Normally, you’re not the one-night-stand type. You don’t bring strangers home because they’re drab, and even if you do settle for some Tinder ass, you’re usually not proud of it. That doesn’t mean you don’t like casual sex ... it’s just that you want casual sex with someone way smarter, prettier, more talented and more tasteful than you. Well, fine! Go for someone older. Someone with a Mini Cooper or something. We promise they’ll make you feel dumb, which is really kind of what you want, isn’t it?

Libra

You’re not a pushover or anything, but you do like it when other people are in control. Ever thought about bringing that natural submissiveness into the bedroom? Or Prius backseat? Course you have. You’re just too afraid that your increasing interest in submission abnormal (it’s not). You’ll scared of how far you might take it (not far, knowing you). You need someone experienced to show you the ropes; a real-life Christian or Christina Grey. Look on FetLife. Just saying.

Scorpio

How on earth it’s possible that you’re flighty, yet possessive, is beyond most people. However, easy-going Pisces and intense Aries are both well-equipped to handle the precarious psychosexual situation you’re equipped with, and luckily for you, your connections with both these signs is intensified this month.
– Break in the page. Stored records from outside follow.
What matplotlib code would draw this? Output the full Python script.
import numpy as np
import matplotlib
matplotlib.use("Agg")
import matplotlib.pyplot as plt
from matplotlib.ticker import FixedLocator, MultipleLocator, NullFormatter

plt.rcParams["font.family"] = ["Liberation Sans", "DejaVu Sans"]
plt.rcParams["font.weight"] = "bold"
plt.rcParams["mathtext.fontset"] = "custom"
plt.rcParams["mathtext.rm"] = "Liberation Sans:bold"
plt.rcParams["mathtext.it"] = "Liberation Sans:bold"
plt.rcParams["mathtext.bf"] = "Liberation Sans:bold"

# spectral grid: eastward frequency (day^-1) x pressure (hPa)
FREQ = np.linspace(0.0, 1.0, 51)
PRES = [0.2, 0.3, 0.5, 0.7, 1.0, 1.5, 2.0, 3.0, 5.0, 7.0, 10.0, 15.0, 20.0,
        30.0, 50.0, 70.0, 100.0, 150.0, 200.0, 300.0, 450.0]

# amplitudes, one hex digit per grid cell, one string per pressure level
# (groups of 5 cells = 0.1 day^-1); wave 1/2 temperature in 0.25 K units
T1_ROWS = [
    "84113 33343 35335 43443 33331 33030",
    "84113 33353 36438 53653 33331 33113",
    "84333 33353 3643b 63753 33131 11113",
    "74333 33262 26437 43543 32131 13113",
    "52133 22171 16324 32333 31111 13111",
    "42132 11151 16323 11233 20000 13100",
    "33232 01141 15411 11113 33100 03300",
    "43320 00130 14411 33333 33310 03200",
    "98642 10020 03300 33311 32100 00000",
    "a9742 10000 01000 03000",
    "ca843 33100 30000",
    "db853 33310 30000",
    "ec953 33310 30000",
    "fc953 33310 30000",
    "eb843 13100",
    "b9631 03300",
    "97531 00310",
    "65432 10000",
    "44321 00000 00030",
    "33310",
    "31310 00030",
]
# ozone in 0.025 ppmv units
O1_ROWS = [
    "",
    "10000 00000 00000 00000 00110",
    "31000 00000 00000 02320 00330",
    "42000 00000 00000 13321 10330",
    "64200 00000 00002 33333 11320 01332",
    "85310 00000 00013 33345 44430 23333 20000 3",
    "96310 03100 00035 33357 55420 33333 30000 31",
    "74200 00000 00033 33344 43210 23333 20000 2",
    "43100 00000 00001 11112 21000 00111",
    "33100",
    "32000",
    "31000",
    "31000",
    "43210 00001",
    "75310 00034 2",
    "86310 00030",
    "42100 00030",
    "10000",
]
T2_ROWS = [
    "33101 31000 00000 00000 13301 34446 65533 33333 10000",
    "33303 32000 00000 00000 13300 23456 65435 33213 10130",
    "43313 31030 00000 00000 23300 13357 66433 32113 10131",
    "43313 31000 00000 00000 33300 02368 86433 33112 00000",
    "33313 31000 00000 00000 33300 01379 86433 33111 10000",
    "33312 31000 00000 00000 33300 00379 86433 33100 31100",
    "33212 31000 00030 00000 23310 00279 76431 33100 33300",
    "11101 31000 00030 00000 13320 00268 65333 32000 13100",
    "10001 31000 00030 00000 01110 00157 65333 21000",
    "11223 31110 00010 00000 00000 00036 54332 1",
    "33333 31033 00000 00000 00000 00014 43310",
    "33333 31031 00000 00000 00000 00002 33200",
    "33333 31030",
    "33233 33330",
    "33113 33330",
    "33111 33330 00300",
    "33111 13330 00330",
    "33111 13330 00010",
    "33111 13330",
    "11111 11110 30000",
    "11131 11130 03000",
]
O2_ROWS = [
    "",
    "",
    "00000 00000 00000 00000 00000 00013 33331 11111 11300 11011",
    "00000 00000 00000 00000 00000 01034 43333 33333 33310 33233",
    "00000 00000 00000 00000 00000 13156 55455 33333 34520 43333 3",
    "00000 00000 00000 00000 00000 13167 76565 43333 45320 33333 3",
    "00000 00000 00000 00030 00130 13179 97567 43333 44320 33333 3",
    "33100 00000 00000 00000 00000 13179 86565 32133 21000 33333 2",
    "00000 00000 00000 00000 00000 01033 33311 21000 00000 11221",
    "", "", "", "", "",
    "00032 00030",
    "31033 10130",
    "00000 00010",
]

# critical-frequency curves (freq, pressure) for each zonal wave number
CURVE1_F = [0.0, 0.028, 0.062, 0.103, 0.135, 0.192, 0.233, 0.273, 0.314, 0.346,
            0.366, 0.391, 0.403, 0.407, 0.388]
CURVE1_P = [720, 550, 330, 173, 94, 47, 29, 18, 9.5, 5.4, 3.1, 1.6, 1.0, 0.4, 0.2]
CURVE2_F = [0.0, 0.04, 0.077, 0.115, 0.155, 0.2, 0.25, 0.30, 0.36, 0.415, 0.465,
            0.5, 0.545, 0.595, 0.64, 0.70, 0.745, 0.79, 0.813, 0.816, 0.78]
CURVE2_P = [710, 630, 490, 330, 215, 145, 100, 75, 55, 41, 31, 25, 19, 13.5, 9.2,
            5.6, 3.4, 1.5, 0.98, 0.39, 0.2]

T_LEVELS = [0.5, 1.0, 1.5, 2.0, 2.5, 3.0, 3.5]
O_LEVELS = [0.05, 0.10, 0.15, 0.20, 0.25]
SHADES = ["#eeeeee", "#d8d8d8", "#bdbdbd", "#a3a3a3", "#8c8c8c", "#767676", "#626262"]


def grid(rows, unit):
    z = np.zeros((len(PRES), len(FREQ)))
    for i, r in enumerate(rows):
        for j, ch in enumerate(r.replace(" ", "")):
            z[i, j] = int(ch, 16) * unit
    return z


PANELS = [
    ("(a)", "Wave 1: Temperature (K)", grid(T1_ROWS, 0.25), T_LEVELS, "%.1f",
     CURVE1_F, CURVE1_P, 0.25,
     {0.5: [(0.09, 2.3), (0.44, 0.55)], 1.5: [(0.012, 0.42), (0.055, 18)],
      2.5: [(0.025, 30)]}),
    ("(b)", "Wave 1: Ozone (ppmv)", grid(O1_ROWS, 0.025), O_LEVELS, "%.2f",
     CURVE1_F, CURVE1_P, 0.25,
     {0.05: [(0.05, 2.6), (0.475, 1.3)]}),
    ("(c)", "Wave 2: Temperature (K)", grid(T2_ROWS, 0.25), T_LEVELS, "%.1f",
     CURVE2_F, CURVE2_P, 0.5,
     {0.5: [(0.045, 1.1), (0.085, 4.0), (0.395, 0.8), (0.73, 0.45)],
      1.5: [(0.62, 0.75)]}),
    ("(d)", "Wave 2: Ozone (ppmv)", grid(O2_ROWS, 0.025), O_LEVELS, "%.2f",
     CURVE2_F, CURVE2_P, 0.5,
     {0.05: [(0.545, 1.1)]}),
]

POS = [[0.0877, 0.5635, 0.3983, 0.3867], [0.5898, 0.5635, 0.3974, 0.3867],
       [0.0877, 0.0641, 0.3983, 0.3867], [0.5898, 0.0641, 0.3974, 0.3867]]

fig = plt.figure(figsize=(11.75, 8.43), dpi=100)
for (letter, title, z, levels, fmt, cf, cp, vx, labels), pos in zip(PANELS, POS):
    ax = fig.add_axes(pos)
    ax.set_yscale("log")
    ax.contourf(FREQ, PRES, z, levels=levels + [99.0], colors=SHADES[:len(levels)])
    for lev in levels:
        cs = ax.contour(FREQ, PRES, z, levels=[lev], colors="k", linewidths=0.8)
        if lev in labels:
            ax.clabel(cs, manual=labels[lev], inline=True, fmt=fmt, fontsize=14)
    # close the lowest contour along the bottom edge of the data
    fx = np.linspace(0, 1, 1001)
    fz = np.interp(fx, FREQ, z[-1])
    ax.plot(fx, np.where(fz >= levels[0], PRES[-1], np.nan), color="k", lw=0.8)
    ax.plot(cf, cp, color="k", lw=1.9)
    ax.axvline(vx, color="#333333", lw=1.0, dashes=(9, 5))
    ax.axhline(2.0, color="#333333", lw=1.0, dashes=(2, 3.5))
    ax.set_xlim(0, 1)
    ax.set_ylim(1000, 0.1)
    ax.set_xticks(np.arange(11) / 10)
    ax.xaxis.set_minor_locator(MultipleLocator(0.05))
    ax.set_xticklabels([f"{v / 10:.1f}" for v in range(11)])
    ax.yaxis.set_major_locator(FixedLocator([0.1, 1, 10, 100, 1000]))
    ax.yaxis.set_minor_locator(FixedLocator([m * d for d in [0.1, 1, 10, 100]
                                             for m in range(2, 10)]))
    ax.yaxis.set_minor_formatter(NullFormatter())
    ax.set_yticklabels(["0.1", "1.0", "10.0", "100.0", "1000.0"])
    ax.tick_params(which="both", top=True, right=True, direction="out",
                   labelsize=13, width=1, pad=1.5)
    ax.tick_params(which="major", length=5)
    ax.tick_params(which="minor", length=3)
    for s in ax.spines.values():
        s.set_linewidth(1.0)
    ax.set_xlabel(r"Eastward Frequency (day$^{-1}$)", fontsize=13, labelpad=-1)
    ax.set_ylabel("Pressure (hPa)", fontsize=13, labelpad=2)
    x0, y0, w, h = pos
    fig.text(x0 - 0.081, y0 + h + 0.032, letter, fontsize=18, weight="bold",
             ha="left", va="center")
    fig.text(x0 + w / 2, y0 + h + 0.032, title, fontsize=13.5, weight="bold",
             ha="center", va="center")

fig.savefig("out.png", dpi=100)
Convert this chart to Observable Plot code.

Use this natural chemistry to let your guard down and be yourself, fascination with orange juice enemas and all. They’ll just totally, like “get” you.

Sagittarius

Your sex life is a magical unicorn this month. An unusual amount of air planets give you the ability to communicate what you want, and Jupiter, your ruling planet, imbues you with the luck you’ll need to pull it off. Expect your partners to be more receptive to your weird, semi-complicated fantasies, but to also appreciate the challenge of fulfilling them. It’s kind of all about you right now, so sit back, relax, and let that train of midgets prod your taint. You win.